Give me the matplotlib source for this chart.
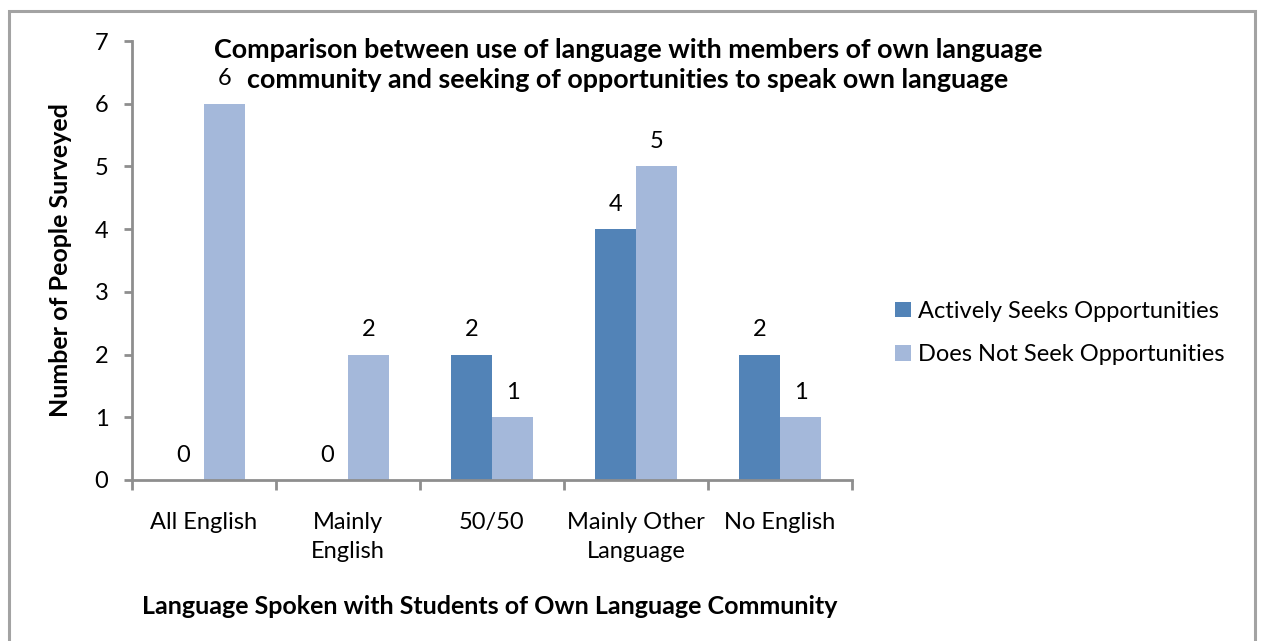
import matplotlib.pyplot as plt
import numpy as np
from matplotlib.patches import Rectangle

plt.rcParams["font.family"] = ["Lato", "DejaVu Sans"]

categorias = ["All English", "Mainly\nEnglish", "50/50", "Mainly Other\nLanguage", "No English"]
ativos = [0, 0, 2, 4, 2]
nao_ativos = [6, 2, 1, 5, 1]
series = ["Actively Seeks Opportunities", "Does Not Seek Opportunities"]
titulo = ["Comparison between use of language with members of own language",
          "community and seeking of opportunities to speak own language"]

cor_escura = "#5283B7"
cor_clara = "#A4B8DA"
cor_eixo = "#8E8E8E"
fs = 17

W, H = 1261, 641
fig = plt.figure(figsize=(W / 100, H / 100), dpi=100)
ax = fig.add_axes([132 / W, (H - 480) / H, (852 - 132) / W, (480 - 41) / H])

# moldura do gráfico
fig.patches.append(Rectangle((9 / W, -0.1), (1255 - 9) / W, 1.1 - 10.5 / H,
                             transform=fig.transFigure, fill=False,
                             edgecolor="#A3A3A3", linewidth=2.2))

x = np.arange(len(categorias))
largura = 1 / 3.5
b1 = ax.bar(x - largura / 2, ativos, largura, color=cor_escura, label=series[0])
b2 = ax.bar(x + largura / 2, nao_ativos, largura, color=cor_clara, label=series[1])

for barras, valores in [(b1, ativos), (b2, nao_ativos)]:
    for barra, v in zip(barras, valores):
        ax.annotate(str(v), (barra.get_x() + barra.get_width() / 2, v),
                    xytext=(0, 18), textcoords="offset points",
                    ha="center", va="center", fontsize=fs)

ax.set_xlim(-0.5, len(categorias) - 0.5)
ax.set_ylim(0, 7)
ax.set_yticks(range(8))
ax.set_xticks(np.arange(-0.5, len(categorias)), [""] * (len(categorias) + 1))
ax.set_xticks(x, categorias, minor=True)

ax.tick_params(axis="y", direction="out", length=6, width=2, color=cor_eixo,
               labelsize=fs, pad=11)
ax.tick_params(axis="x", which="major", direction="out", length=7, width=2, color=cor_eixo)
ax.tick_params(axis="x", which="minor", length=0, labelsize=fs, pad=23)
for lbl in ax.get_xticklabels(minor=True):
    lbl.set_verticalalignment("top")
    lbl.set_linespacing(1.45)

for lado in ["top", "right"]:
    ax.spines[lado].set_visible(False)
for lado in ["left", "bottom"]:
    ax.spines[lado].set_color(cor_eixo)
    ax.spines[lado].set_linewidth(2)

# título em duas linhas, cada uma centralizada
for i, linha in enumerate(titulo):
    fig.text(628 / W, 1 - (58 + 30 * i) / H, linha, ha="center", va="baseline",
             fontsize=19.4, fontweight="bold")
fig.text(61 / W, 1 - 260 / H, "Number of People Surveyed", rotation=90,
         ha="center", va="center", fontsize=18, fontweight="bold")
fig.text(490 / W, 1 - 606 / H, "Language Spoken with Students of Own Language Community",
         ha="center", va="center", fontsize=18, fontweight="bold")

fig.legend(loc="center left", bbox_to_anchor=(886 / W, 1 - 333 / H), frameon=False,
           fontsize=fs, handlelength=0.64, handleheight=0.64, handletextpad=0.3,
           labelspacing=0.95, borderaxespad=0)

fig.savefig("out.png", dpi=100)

....

### TASK TO COMPLETE
Extract lines where the string "matplotlib" occurs.

### ANSWER TO THE PROBLEM
Give me the matplotlib source for this chart.
import matplotlib.pyplot as plt
from matplotlib.patches import Rectangle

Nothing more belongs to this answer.